▶ SOURCE DATA:

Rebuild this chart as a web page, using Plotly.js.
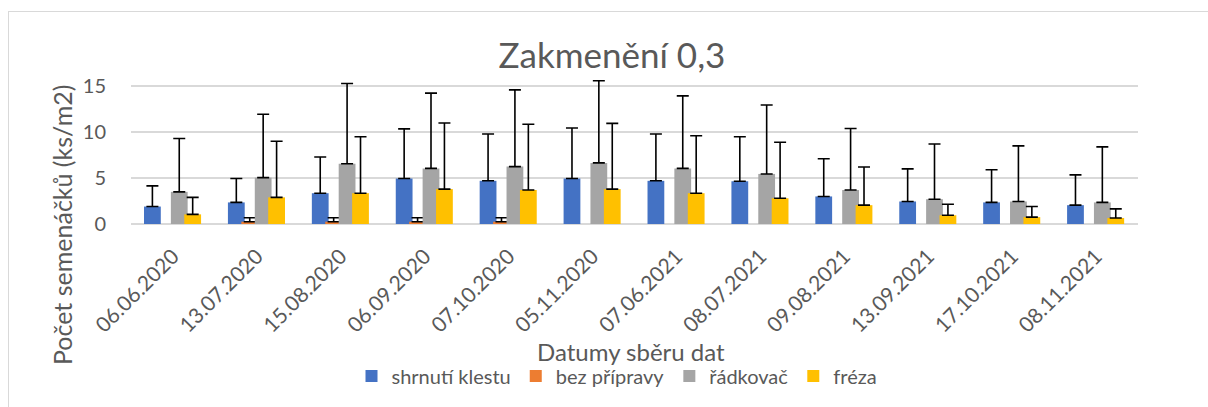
<!DOCTYPE html>
<html>
<head>
<meta charset="utf-8">
<script src="https://cdn.plot.ly/plotly-3.0.1.min.js"></script>
<style>
  html, body { margin: 0; padding: 0; background: #fff; }
  #wrap { position: relative; width: 1208px; height: 407px; overflow: hidden; }
  #chart { position: absolute; left: 0; top: 0; width: 1208px; height: 407px; }
  .bt { position: absolute; left: 8px; top: 11px; width: 1200px; height: 0; border-top: 1px solid #d9d9d9; }
  .bl { position: absolute; left: 8px; top: 11px; width: 0; height: 396px; border-left: 1px solid #d9d9d9; }
</style>
</head>
<body>
<div id="wrap">
  <div id="chart"></div>
  <div class="bt"></div>
  <div class="bl"></div>
</div>
<script>
const categories = ["06.06.2020","13.07.2020","15.08.2020","06.09.2020","07.10.2020","05.11.2020",
                    "07.06.2021","08.07.2021","09.08.2021","13.09.2021","17.10.2021","08.11.2021"];

const seriesNames = ["shrnutí klestu","bez přípravy","řádkovač","fréza"];

const shrnutiKlestu    = [1.9, 2.35, 3.35, 4.95, 4.7, 4.95, 4.7, 4.65, 3.0, 2.45, 2.35, 2.05];
const shrnutiKlestuErr = [2.25, 2.6, 3.95, 5.4, 5.1, 5.5, 5.1, 4.85, 4.1, 3.55, 3.55, 3.3];

const bezPripravy      = [null, 0.25, 0.25, 0.25, 0.25, null, null, null, null, null, null, null];
const bezPripravyErr   = [null, 0.43, 0.43, 0.43, 0.43, null, null, null, null, null, null, null];

const radkovac         = [3.5, 5.05, 6.55, 6.05, 6.25, 6.65, 6.05, 5.45, 3.7, 2.7, 2.45, 2.35];
const radkovacErr      = [5.8, 6.9, 8.75, 8.2, 8.35, 8.95, 7.9, 7.5, 6.7, 6.0, 6.05, 6.05];

const freza            = [1.05, 2.9, 3.35, 3.8, 3.7, 3.8, 3.35, 2.8, 2.05, 0.95, 0.75, 0.65];
const frezaErr         = [1.85, 6.1, 6.15, 7.2, 7.15, 7.15, 6.25, 6.1, 4.15, 1.2, 1.15, 1.0];

const yTicks = [0, 5, 10, 15];

const colors = ["#4472C4", "#ED7D31", "#A5A5A5", "#FFC000"];
const offsets = [-0.345, -0.185, -0.025, 0.135];
const values = [shrnutiKlestu, bezPripravy, radkovac, freza];
const errors = [shrnutiKlestuErr, bezPripravyErr, radkovacErr, frezaErr];

const FONT = "Lato, 'Open Sans', sans-serif";
const TXT = "#595959";

const traces = values.map((v, i) => ({
  type: "bar",
  name: seriesNames[i],
  x: categories,
  y: v,
  offset: offsets[i],
  width: 0.2,
  marker: { color: colors[i], line: { width: 0 } },
  error_y: { type: "data", symmetric: false, array: errors[i], arrayminus: errors[i].map(() => 0),
             color: "#000000", thickness: 1.6, width: 6 },
  hoverinfo: "skip"
}));

const L = 131, R = 1138, T = 77, B = 224, W = 1208, H = 407;
const px2x = p => (p - L) / (R - L);
const py2y = p => (B - p) / (B - T);

const layout = {
  width: W, height: H,
  margin: { l: L, r: W - R, t: T, b: H - B, pad: 0 },
  paper_bgcolor: "#ffffff",
  plot_bgcolor: "#ffffff",
  barmode: "overlay",
  showlegend: true,
  font: { family: FONT, color: TXT, size: 18 },
  title: { text: "Zakmenění 0,3", font: { family: FONT, size: 35, color: TXT },
           x: 612 / W, xanchor: "center", xref: "container",
           y: 1 - 56 / H, yanchor: "middle", yref: "container" },
  xaxis: {
    type: "category",
    range: [-0.5, 11.5],
    tickangle: -45,
    tickfont: { family: FONT, size: 21, color: TXT },
    showgrid: false,
    zeroline: false,
    showline: false,
    ticks: "",
    ticklabelstandoff: 15,
    fixedrange: true
  },
  yaxis: {
    range: [0, 16],
    tickvals: yTicks,
    ticktext: yTicks.map(String),
    tickfont: { family: FONT, size: 20, color: TXT },
    showgrid: true,
    gridcolor: "#d9d9d9",
    gridwidth: 1.5,
    zeroline: true,
    zerolinecolor: "#d9d9d9",
    zerolinewidth: 1.5,
    showline: false,
    ticks: "",
    ticklabelstandoff: 24,
    fixedrange: true
  },
  legend: {
    orientation: "h",
    xref: "container", yref: "container",
    x: 617 / W, xanchor: "center",
    y: 1 - 376 / H, yanchor: "middle",
    font: { family: FONT, size: 20, color: TXT },
    itemwidth: 20,
    tracegroupgap: 0,
    bgcolor: "rgba(0,0,0,0)"
  },
  annotations: [
    { text: "Datumy sběru dat", xref: "paper", yref: "paper",
      x: px2x(631), y: py2y(351), xanchor: "center", yanchor: "middle",
      showarrow: false, font: { family: FONT, size: 24, color: TXT } },
    { text: "Počet semenáčků (ks/m2)", xref: "paper", yref: "paper",
      x: px2x(62), y: py2y(225), xanchor: "center", yanchor: "middle", textangle: -90,
      showarrow: false, font: { family: FONT, size: 25, color: TXT } }
  ]
};

Plotly.newPlot("chart", traces, layout, { displayModeBar: false, staticPlot: true });
</script>
</body>
</html>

▶ SET EXERCISE:
Repeat only the lines between the start of the data and the line with "3.55, 3.55, 3.3];", including those two lines, and skip the pictures.

▶ WRITTEN ANSWER:
Rebuild this chart as a web page, using Plotly.js.
<!DOCTYPE html>
<html>
<head>
<meta charset="utf-8">
<script src="https://cdn.plot.ly/plotly-3.0.1.min.js"></script>
<style>
  html, body { margin: 0; padding: 0; background: #fff; }
  #wrap { position: relative; width: 1208px; height: 407px; overflow: hidden; }
  #chart { position: absolute; left: 0; top: 0; width: 1208px; height: 407px; }
  .bt { position: absolute; left: 8px; top: 11px; width: 1200px; height: 0; border-top: 1px solid #d9d9d9; }
  .bl { position: absolute; left: 8px; top: 11px; width: 0; height: 396px; border-left: 1px solid #d9d9d9; }
</style>
</head>
<body>
<div id="wrap">
  <div id="chart"></div>
  <div class="bt"></div>
  <div class="bl"></div>
</div>
<script>
const categories = ["06.06.2020","13.07.2020","15.08.2020","06.09.2020","07.10.2020","05.11.2020",
                    "07.06.2021","08.07.2021","09.08.2021","13.09.2021","17.10.2021","08.11.2021"];

const seriesNames = ["shrnutí klestu","bez přípravy","řádkovač","fréza"];

const shrnutiKlestu    = [1.9, 2.35, 3.35, 4.95, 4.7, 4.95, 4.7, 4.65, 3.0, 2.45, 2.35, 2.05];
const shrnutiKlestuErr = [2.25, 2.6, 3.95, 5.4, 5.1, 5.5, 5.1, 4.85, 4.1, 3.55, 3.55, 3.3];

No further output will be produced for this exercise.